Premier Philippe Couillard apparently thinks he can succeed where Harper failed.

On Wednesday his Liberal government passed Bill 62, which is designed to force Muslim women to uncover their faces while receiving public services. Passed in the name of “religious neutrality,” it’s a fairly transparent attempt by Couillard to weaponize anti-Muslim and xenophobic sentiment for electoral purposes.

“This law gives legitimacy to Islamophobia.”

“You speak to me, I should see your face, and you should see mine,” said Couillard, who has recently changed his tone towards Quebec’s Muslim population. His rhetorical shift is especially alarming given that it came just months after a hate crime in which a Trump-supporting extremist shot and killed six Muslims at a Quebec City mosque.

“I think this is a horrible law designed specifically to criminalize the bodies of some Muslim women and to remove them from public space,” said Itrath Syed, a Muslim PhD candidate and instructor in Vancouver.

“The purpose of this law is to define who belongs and who doesn’t. This law gives legitimacy to Islamophobia. This is nothing to do with ‘neutrality.’ If the state is neutral, then it should stop legislating over women’s bodies.”

Trudeau dithers, Singh takes a clear stand

Federal NDP leader Jagmeet Singh told a media scrum in Ottawa on Wednesday that he is “completely opposed to the bill,” noting that it would almost certainly face legal challenges.

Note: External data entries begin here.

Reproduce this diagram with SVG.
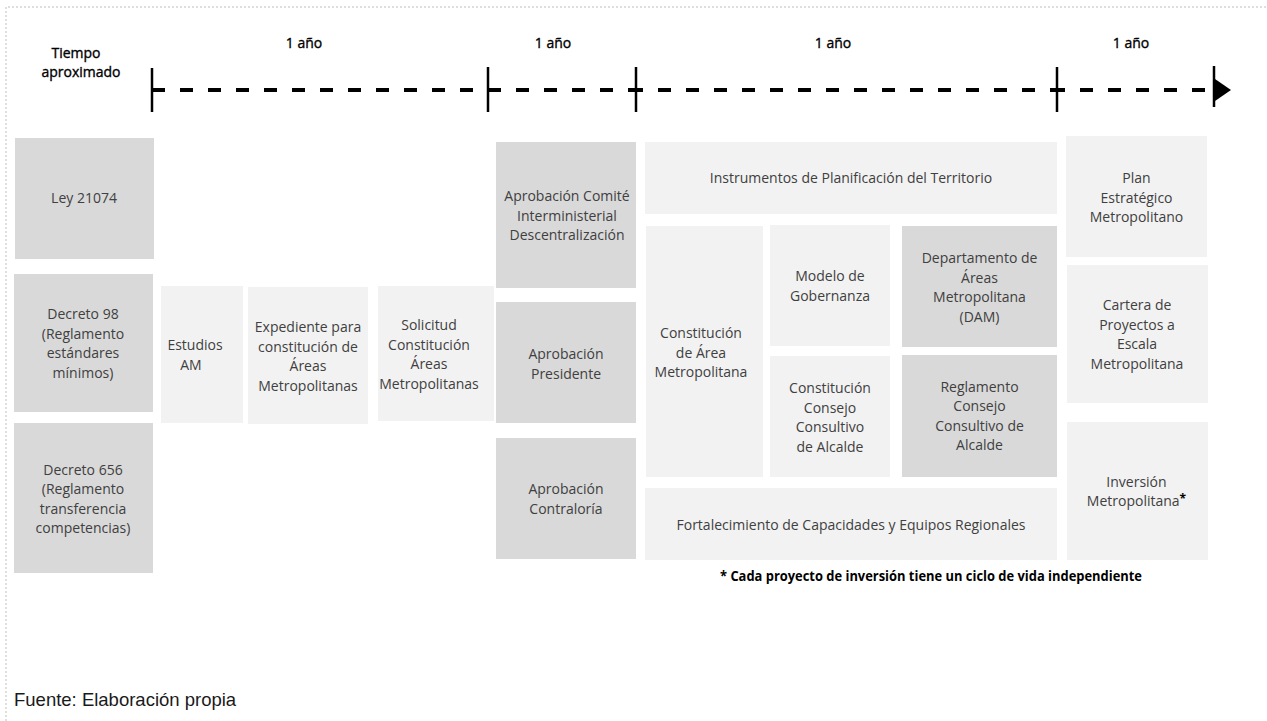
<svg xmlns="http://www.w3.org/2000/svg" width="1267" height="721" viewBox="0 0 1267 721">
<style>
.dk{fill:#d9d9d9}
.lt{fill:#f2f2f2}
.t{font-family:"Open Sans","Noto Sans",sans-serif;font-size:14px;fill:#404040;text-anchor:middle}
.hd{font-family:"Open Sans","Noto Sans",sans-serif;font-size:14px;fill:#000;stroke:#000;stroke-width:0.35;text-anchor:middle}
.tick{stroke:#000;stroke-width:2.5}
.dash{stroke:#000;stroke-width:4;stroke-dasharray:13 15;fill:none}
.frame{stroke:#bfbfbf;stroke-width:1;stroke-dasharray:2 2;fill:none}
</style>
<rect width="1267" height="721" fill="#fff"/>
<path class="frame" d="M6 721 V7 H1267"/>

<g id="header">
<text class="hd" x="76" y="58">Tiempo</text>
<text class="hd" x="81" y="77">aproximado</text>
<text class="hd" x="304" y="48">1 año</text>
<text class="hd" x="553" y="48">1 año</text>
<text class="hd" x="833" y="48">1 año</text>
<text class="hd" x="1131" y="48">1 año</text>
</g>

<g id="timeline">
<path class="dash" d="M152 90 H488"/>
<path class="dash" d="M488 90 H636"/>
<path class="dash" d="M630 90 H1058"/>
<path class="dash" d="M1052 90 H1213"/>
<line class="tick" x1="152" y1="68" x2="152" y2="112"/>
<line class="tick" x1="488" y1="67" x2="488" y2="112"/>
<line class="tick" x1="636" y1="67" x2="636" y2="112"/>
<line class="tick" x1="1057" y1="67" x2="1057" y2="112"/>
<line class="tick" x1="1214" y1="66" x2="1214" y2="107"/>
<polygon points="1215,79 1231,90 1215,101" fill="#000"/>
</g>

<g id="ley"><rect class="dk" x="15" y="138" width="139" height="121"/>
<text class="t" x="84" y="203">Ley 21074</text></g>

<g id="decreto98"><rect class="dk" x="14" y="274" width="139" height="138"/>
<text class="t"><tspan x="83" y="319">Decreto 98</tspan><tspan x="83" y="338.5">(Reglamento</tspan><tspan x="83" y="358">estándares</tspan><tspan x="83" y="377.5">mínimos)</tspan></text></g>

<g id="decreto656"><rect class="dk" x="14" y="423" width="139" height="150"/>
<text class="t"><tspan x="83" y="474.5">Decreto 656</tspan><tspan x="83" y="494">(Reglamento</tspan><tspan x="83" y="513.5">transferencia</tspan><tspan x="83" y="533">competencias)</tspan></text></g>

<g id="estudios"><rect class="lt" x="161" y="286" width="82" height="137"/>
<text class="t"><tspan x="195" y="350">Estudios</tspan><tspan x="191" y="370">AM</tspan></text></g>

<g id="expediente"><rect class="lt" x="248" y="287" width="120" height="137"/>
<text class="t"><tspan x="308" y="332">Expediente para</tspan><tspan x="308" y="351.5">constitución de</tspan><tspan x="308" y="371">Áreas</tspan><tspan x="308" y="390.5">Metropolitanas</tspan></text></g>

<g id="solicitud"><rect class="lt" x="378" y="286" width="116" height="135"/>
<text class="t"><tspan x="429" y="330">Solicitud</tspan><tspan x="429" y="349.5">Constitución</tspan><tspan x="429" y="369">Áreas</tspan><tspan x="429" y="388.5">Metropolitanas</tspan></text></g>

<g id="comite"><rect class="dk" x="496" y="142" width="140" height="146"/>
<text class="t"><tspan x="567" y="201">Aprobación Comité</tspan><tspan x="567" y="220.5">Interministerial</tspan><tspan x="567" y="240">Descentralización</tspan></text></g>

<g id="presidente"><rect class="dk" x="496" y="302" width="140" height="121"/>
<text class="t"><tspan x="566" y="359">Aprobación</tspan><tspan x="566" y="378.5">Presidente</tspan></text></g>

<g id="contraloria"><rect class="dk" x="496" y="438" width="140" height="121"/>
<text class="t"><tspan x="566" y="494">Aprobación</tspan><tspan x="566" y="513.5">Contraloría</tspan></text></g>

<g id="instrumentos"><rect class="lt" x="645" y="142" width="412" height="72"/>
<text class="t" x="851" y="183">Instrumentos de Planificación del Territorio</text></g>

<g id="constitucion-area"><rect class="lt" x="646" y="226" width="117" height="251"/>
<text class="t"><tspan x="701" y="338">Constitución</tspan><tspan x="701" y="357.5">de Área</tspan><tspan x="701" y="377">Metropolitana</tspan></text></g>

<g id="modelo"><rect class="lt" x="770" y="225" width="120" height="121"/>
<text class="t"><tspan x="830" y="281">Modelo de</tspan><tspan x="830" y="300.5">Gobernanza</tspan></text></g>

<g id="constitucion-consejo"><rect class="lt" x="770" y="356" width="120" height="121"/>
<text class="t"><tspan x="830" y="393">Constitución</tspan><tspan x="830" y="412.5">Consejo</tspan><tspan x="830" y="432">Consultivo</tspan><tspan x="830" y="451.5">de Alcalde</tspan></text></g>

<g id="dam"><rect class="dk" x="902" y="226" width="155" height="121"/>
<text class="t"><tspan x="979.5" y="263">Departamento de</tspan><tspan x="979.5" y="282.5">Áreas</tspan><tspan x="979.5" y="302">Metropolitana</tspan><tspan x="979.5" y="321.5">(DAM)</tspan></text></g>

<g id="reglamento"><rect class="dk" x="902" y="355" width="155" height="122"/>
<text class="t"><tspan x="979.5" y="391.5">Reglamento</tspan><tspan x="979.5" y="411">Consejo</tspan><tspan x="979.5" y="430.5">Consultivo de</tspan><tspan x="979.5" y="450">Alcalde</tspan></text></g>

<g id="fortalecimiento"><rect class="lt" x="645" y="488" width="412" height="72"/>
<text class="t" x="851" y="529.5">Fortalecimiento de Capacidades y Equipos Regionales</text></g>

<g id="plan"><rect class="lt" x="1066" y="136" width="141" height="121"/>
<text class="t"><tspan x="1136.5" y="183">Plan</tspan><tspan x="1136.5" y="202.5">Estratégico</tspan><tspan x="1136.5" y="222">Metropolitano</tspan></text></g>

<g id="cartera"><rect class="lt" x="1067" y="265" width="141" height="138"/>
<text class="t"><tspan x="1137" y="310">Cartera de</tspan><tspan x="1137" y="329.5">Proyectos a</tspan><tspan x="1137" y="349">Escala</tspan><tspan x="1137" y="368.5">Metropolitana</tspan></text></g>

<g id="inversion"><rect class="lt" x="1067" y="422" width="141" height="138"/>
<text class="t"><tspan x="1136.5" y="486.5">Inversión</tspan><tspan x="1136.5" y="506">Metropolitana<tspan font-weight="bold" fill="#000" font-size="12" dy="-3">*</tspan></tspan></text></g>

<g id="notes">
<text x="931" y="581" font-family="Open Sans, Noto Sans, sans-serif" font-size="13.5" font-weight="bold" fill="#000" text-anchor="middle" textLength="422" lengthAdjust="spacingAndGlyphs">* Cada proyecto de inversión tiene un ciclo de vida independiente</text>
<text x="14" y="706" font-family="Liberation Sans, Arial, sans-serif" font-size="18.5" fill="#1a1a1a">Fuente: Elaboración propia</text>
</g>
</svg>
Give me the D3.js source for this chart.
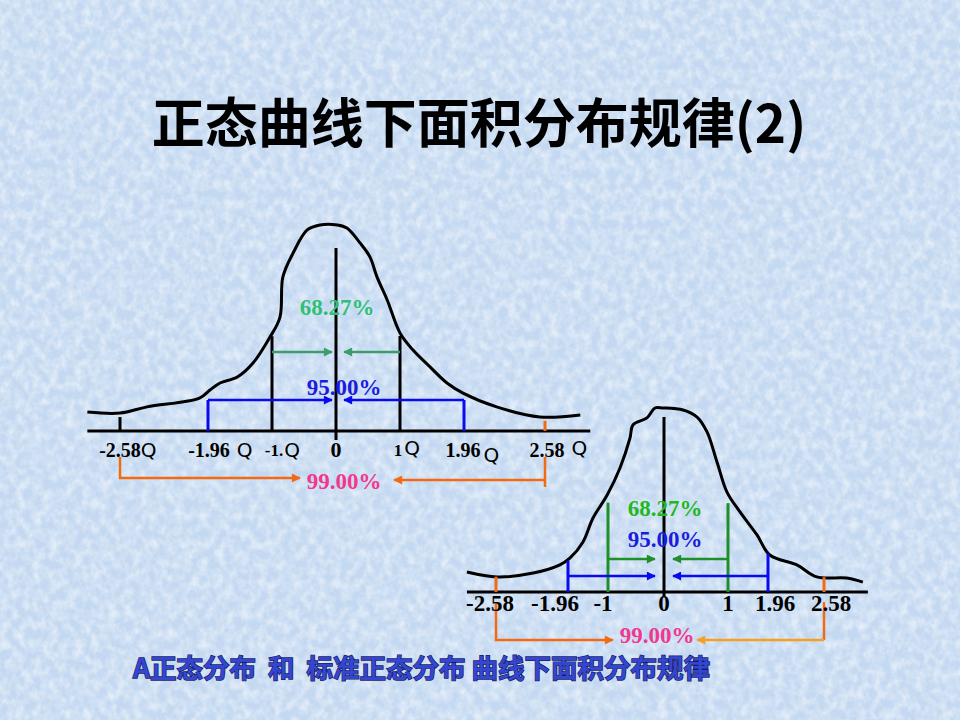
<!DOCTYPE html>
<html>
<head>
<meta charset="utf-8">
<script src="https://cdn.jsdelivr.net/npm/d3@7"></script>
<style>
html, body { margin: 0; padding: 0; background: #c6daef; }
svg { display: block; }
</style>
</head>
<body>
<svg id="viz" width="960" height="720"></svg>
<script>
// ---- values ----
var title = "正态曲线下面积分布规律(2)"
var caption = "A正态分布  和  标准正态分布 曲线下面积分布规律"

var ticks = [-2.58, -1.96, -1, 0, 1, 1.96, 2.58]
var intervals = [1, 1.96, 2.58]
var percents = ["68.27%", "95.00%", "99.00%"]

var leftLabels = ["-2.58", "-1.96", "-1.", "0", "1", "1.96", "2.58"]
var rightLabels = ["-2.58", "-1.96", "-1", "0", "1", "1.96", "2.58"]
var sigmaMark = "Q"

// hand drawn curves as [z, height relative to peak]
var leftCurve = [
  [-2.81, 0.092], [-2.58, 0.087], [-2.39, 0.117], [-2.02, 0.160], [-1.93, 0.199],
  [-1.78, 0.233], [-1.52, 0.262], [-1.285, 0.330], [-1.03, 0.456], [-0.875, 0.553],
  [-0.83, 0.748], [-0.67, 0.864], [-0.45, 0.976], [-0.25, 1.0], [0.02, 1.0],
  [0.17, 0.985], [0.375, 0.913], [0.53, 0.845], [0.64, 0.748], [0.80, 0.636],
  [1.0, 0.476], [1.195, 0.393], [1.45, 0.311], [1.705, 0.233], [1.945, 0.184],
  [2.21, 0.117], [2.54, 0.068], [2.85, 0.078]
]
var rightCurve = [
  [-2.83, 0.109], [-2.57, 0.082], [-2.26, 0.103], [-2.03, 0.147], [-1.91, 0.185],
  [-1.60, 0.272], [-1.36, 0.402], [-1.02, 0.527], [-0.786, 0.674], [-0.607, 0.837],
  [-0.554, 0.908], [-0.304, 0.946], [-0.16, 1.0], [-0.018, 1.0], [0.297, 0.989],
  [0.516, 0.951], [0.672, 0.870], [0.828, 0.707], [0.984, 0.543], [1.288, 0.435],
  [1.696, 0.310], [1.98, 0.201], [2.28, 0.147], [2.50, 0.082], [2.83, 0.076],
  [3.01, 0.054]
]

// ---- layout ----
var width = 960, height = 720
var serif = "'Liberation Serif', 'Times New Roman', serif"
var cjk = "'Noto Sans CJK SC', sans-serif"

var svg = d3.select('svg#viz')
var defs = svg.append('defs')

// paper texture
var tex = defs.append('filter').attr('id', 'tex')
    .attr('x', 0).attr('y', 0).attr('width', '100%').attr('height', '100%')
tex.append('feTurbulence').attr('type', 'fractalNoise')
    .attr('baseFrequency', '0.12 0.1').attr('numOctaves', 4).attr('seed', 7)
tex.append('feColorMatrix').attr('type', 'matrix')
    .attr('values', '0 0 0 0 1  0 0 0 0 1  0 0 0 0 1  2.0 0 0 0 -0.7')

svg.append('rect').attr('width', width).attr('height', height).attr('fill', '#c4d9f1')
svg.append('rect').attr('width', width).attr('height', height)
    .attr('filter', 'url(#tex)').attr('opacity', 0.55)

function marker(id, color) {
  defs.append('marker').attr('id', id)
      .attr('viewBox', '0 0 10 10').attr('refX', 9).attr('refY', 5)
      .attr('markerUnits', 'userSpaceOnUse')
      .attr('markerWidth', 11).attr('markerHeight', 9)
      .attr('orient', 'auto')
    .append('path').attr('d', 'M0,0L10,5L0,10z').attr('fill', color)
}

function curveAt(curve, z) {
  for (var i = 1; i < curve.length; i++) {
    if (z <= curve[i][0]) {
      var a = curve[i - 1], b = curve[i]
      return a[1] + (b[1] - a[1]) * (z - a[0]) / (b[0] - a[0])
    }
  }
  return curve[curve.length - 1][1]
}

function drawPanel(p) {
  var x = d3.scaleLinear().domain(ticks).range(p.tickPx)
  var y = d3.scaleLinear().domain([0, 1]).range([p.axisY, p.axisY - p.peak])
  var g = svg.append('g')

  // base line
  g.append('line')
      .attr('x1', x(p.curve[0][0])).attr('x2', x(p.curve[p.curve.length - 1][0]) + p.axisPad)
      .attr('y1', p.axisY).attr('y2', p.axisY)
      .attr('stroke', '#000').attr('stroke-width', 3)

  // curve
  var line = d3.line()
      .x(d => x(d[0]))
      .y(d => y(d[1]))
      .curve(d3.curveCatmullRom.alpha(0.5))
  g.append('path').datum(p.curve)
      .attr('d', line)
      .attr('fill', 'none').attr('stroke', '#000')
      .attr('stroke-width', 3).attr('stroke-linejoin', 'round')

  // centre
  g.append('line')
      .attr('x1', x(0)).attr('x2', x(0))
      .attr('y1', p.axisY + p.centreBelow).attr('y2', p.axisY - p.centreLen)
      .attr('stroke', '#000').attr('stroke-width', 3)

  // verticals at +-z
  intervals.forEach((z, i) => {
    var st = p.verticals[i]
    ;[-z, z].forEach((v, j) => {
      var top = st.to == 'level' ? p.axisY - p.levels[i] : y(curveAt(p.curve, v)) + st.gap
      g.append('line')
          .attr('x1', x(v)).attr('x2', x(v))
          .attr('y1', p.axisY).attr('y2', top)
          .attr('stroke', st.colors[j]).attr('stroke-width', 3)
    })
  })

  // inward arrows for 68.27 and 95.00
  ;[0, 1].forEach(i => {
    var z = intervals[i], ly = p.axisY - p.levels[i]
    g.append('line')
        .attr('x1', x(-z)).attr('x2', x(0) - p.tipGap[0])
        .attr('y1', ly).attr('y2', ly)
        .attr('stroke', p.arrowColors[i]).attr('stroke-width', 2.5)
        .attr('marker-end', 'url(#' + p.id + 'a' + i + ')')
    g.append('line')
        .attr('x1', x(z)).attr('x2', x(0) + p.tipGap[1])
        .attr('y1', ly).attr('y2', ly)
        .attr('stroke', p.arrowColors[i]).attr('stroke-width', 2.5)
        .attr('marker-end', 'url(#' + p.id + 'a' + i + ')')
  })

  // 99.00 bracket
  var z3 = intervals[2], by = p.axisY + p.bracket.level, cx = x(0) + p.bracket.dx
  g.append('path')
      .attr('d', d3.line()([[x(-z3), p.axisY + p.bracket.from], [x(-z3), by], [cx - p.bracket.tips[0], by]]))
      .attr('fill', 'none').attr('stroke', p.bracket.colors[0]).attr('stroke-width', 2.5)
      .attr('marker-end', 'url(#' + p.id + 'b0)')
  g.append('line')
      .attr('x1', x(z3)).attr('x2', x(z3))
      .attr('y1', p.axisY + p.bracket.from).attr('y2', by + p.bracket.tail)
      .attr('stroke', p.bracket.colors[0]).attr('stroke-width', 2.5)
  g.append('line')
      .attr('x1', x(z3)).attr('x2', cx + p.bracket.tips[1])
      .attr('y1', by + p.bracket.rightDy).attr('y2', by + p.bracket.rightDy)
      .attr('stroke', p.bracket.colors[1]).attr('stroke-width', 2.5)
      .attr('marker-end', 'url(#' + p.id + 'b1)')

  // percent labels
  percents.forEach((t, i) => {
    g.append('text')
        .attr('x', i == 2 ? cx : x(0) + p.pctDx[i])
        .attr('y', i == 2 ? by + p.bracket.labelDy : p.axisY - p.pctUp[i])
        .attr('text-anchor', 'middle')
        .attr('font-family', serif).attr('font-weight', 'bold')
        .attr('font-size', p.pctSize)
        .attr('fill', p.pctColors[i])
        .text(t)
  })

  // tick labels
  p.labels.forEach((t, i) => {
    var small = t == "-1." || t == "1"
    var tx = g.append('text')
        .attr('x', x(ticks[i]) + p.labelDx[i])
        .attr('y', p.axisY + p.labelDy + (small && p.sigma ? -1 : 0))
        .attr('text-anchor', 'middle')
        .attr('font-family', serif).attr('font-weight', 'bold')
        .attr('font-size', small && p.sigma ? p.labelSize - 3 : (ticks[i] == 0 && p.sigma ? p.labelSize + 2 : p.labelSize))
        .attr('fill', '#000')
        .text(t)
    if (p.sigma && ticks[i] != 0) {
      var w = tx.node().getComputedTextLength()
      g.append('text')
          .attr('x', x(ticks[i]) + p.labelDx[i] + w / 2 + p.sigmaGap[i])
          .attr('y', p.axisY + p.labelDy + p.sigmaDy[i])
          .attr('font-family', "'DejaVu Sans', sans-serif")
          .attr('font-size', 20)
          .attr('fill', '#000')
          .text(sigmaMark)
    }
  })
}

marker('La0', '#3d9c6c')
marker('La1', '#0a0af0')
marker('Lb0', '#f26a12')
marker('Lb1', '#f26a12')
marker('Ra0', '#1f8f2a')
marker('Ra1', '#0a0af0')
marker('Rb0', '#f26a12')
marker('Rb1', '#f5a023')

drawPanel({
  id: 'L',
  curve: leftCurve,
  labels: leftLabels,
  sigma: true,
  tickPx: [120, 208, 272, 336, 400, 464, 545],
  axisY: 431, peak: 206, axisPad: 10,
  centreLen: 183, centreBelow: 9,
  verticals: [
    { to: 'curve', gap: 3, colors: ['#000', '#000'] },
    { to: 'level', gap: 0, colors: ['#0a0af0', '#0a0af0'] },
    { to: 'curve', gap: 4, colors: ['#000', '#f26a12'] }
  ],
  levels: [79, 31],
  tipGap: [4, 8],
  arrowColors: ['#3d9c6c', '#0a0af0'],
  bracket: { from: 26, level: 47, tail: 9, rightDy: 2, dx: 8, tips: [44, 50], labelDy: 11,
             colors: ['#f26a12', '#f26a12'] },
  pctUp: [116, 36], pctDx: [1, 8], pctSize: 23,
  pctColors: ['#2fbf76', '#1c1ce0', '#f0388f'],
  labelDy: 26, labelSize: 20,
  labelDx: [0, 1, 2, 0, -2, -1, 2],
  sigmaGap: [0, 7, 1, 0, 2, 3, 7],
  sigmaDy: [0, 0, 0, 0, -2, 5, -2]
})

drawPanel({
  id: 'R',
  curve: rightCurve,
  labels: rightLabels,
  sigma: false,
  tickPx: [496, 568, 608, 664, 728, 768, 824],
  axisY: 592, peak: 184, axisPad: 5,
  centreLen: 175, centreBelow: 5,
  verticals: [
    { to: 'curve', gap: 10, colors: ['#1f8f2a', '#1f8f2a'] },
    { to: 'curve', gap: 0, colors: ['#0a0af0', '#0a0af0'] },
    { to: 'curve', gap: 0, colors: ['#f26a12', '#f26a12'] }
  ],
  levels: [33, 16],
  tipGap: [9, 9],
  arrowColors: ['#1f8f2a', '#0a0af0'],
  bracket: { from: 10, level: 48, tail: 0, rightDy: 0, dx: -7, tips: [44, 40], labelDy: 3,
             colors: ['#f26a12', '#f5a023'] },
  pctUp: [76, 45], pctDx: [1, 1], pctSize: 23,
  pctColors: ['#1fb81f', '#1c1ce0', '#f0388f'],
  labelDy: 19, labelSize: 23,
  labelDx: [-6, -13, -5, 0, 0, 7, 7]
})

// title and caption
svg.append('text')
    .attr('x', width / 2 - 1).attr('y', 143)
    .attr('text-anchor', 'middle')
    .attr('font-family', cjk).attr('font-weight', 'bold')
    .attr('font-size', 53).attr('fill', '#000')
    .text(title)

svg.append('text')
    .attr('x', 133).attr('y', 678)
    .attr('font-family', cjk).attr('font-weight', 'bold')
    .attr('font-size', 26.5)
    .attr('fill', '#3246cf').attr('stroke', '#1a1a62').attr('stroke-width', 1.4)
    .attr('paint-order', 'stroke')
    .style('white-space', 'pre')
    .text(caption)
</script>
</body>
</html>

“The laws that exist now will be able to provide an option to protect those freedoms,” Singh added in apparent reference to the Canadian and Quebec charters of rights and freedoms.

“We can’t have the state telling people what to wear, what not to wear,” Singh added.

The state has no business in the wardrobes of the nation.

Prime Minister Justin Trudeau, in contrast, sounded a more equivocating note. According to a Canadian Press report, he refused to say whether he felt Bill 62 was unconstitutional.

“In Quebec and Canada we are not necessarily used to seeing a woman with a veil,” he added. “That makes us uncomfortable. We wonder why she is doing that. Is she required to do that? But if you want to prevent women from being forced to wear a veil, maybe you don’t want to be a society that forces women not to wear a veil.”

The operative word in that answer is “maybe.” While sensitivity towards Quebec and its right to self-determination is warranted — especially given the long history of demonization campaigns against Quebec by the pundits and power brokers of English Canada — we can’t afford politicians at any level remaining neutral in the face of Couillard’s xenophobia disguised as “religious neutrality.”

With Trudeau dithering, Singh and the NDP have an opportunity to distinguish themselves as principled defenders of human rights. In doing so, they can paraphrase Trudeau’s father: The state has no business in the wardrobes of the nation.

Quebec solidaire calls hypocrisy

Quebec solidaire’s elected representatives voted against Bill 62.

Gabriel Nadeau-Dubois, the party’s co-spokesperson and MNA for the riding of Gouin, took aim at the Couillard government’s hypocritical approach to secularism in Quebec. In a Facebook post issued in both French and English, Nadeau-Dubois blasted the Quebec premier: “Unable to get rid of a religious symbol like the crucifix that hangs right in the middle the National Assembly, Philippe Couillard prefers to legislate on clothes worn by a minority of Quebecers.”

“This law is absurd and impossible to apply,” Nadeau-Dubois added.

Here’s hoping. But even if Bill 62 proves to be unenforceable or is defeated in the courts, it nevertheless represents a dangerous ramping up of xenophobia and state targeting of Muslims.

“This is just the latest episode in a long series of moral panics over Muslim women’s bodies, both in Quebec and outside of Quebec,” Syed noted.

“Political leaders and activists need to condemn this law and the exclusivist ideology that created it.”

Let’s see who shows the political courage to follow this urgent advice. So far, at the federal level, Jagmeet Singh and the NDP are leading the way.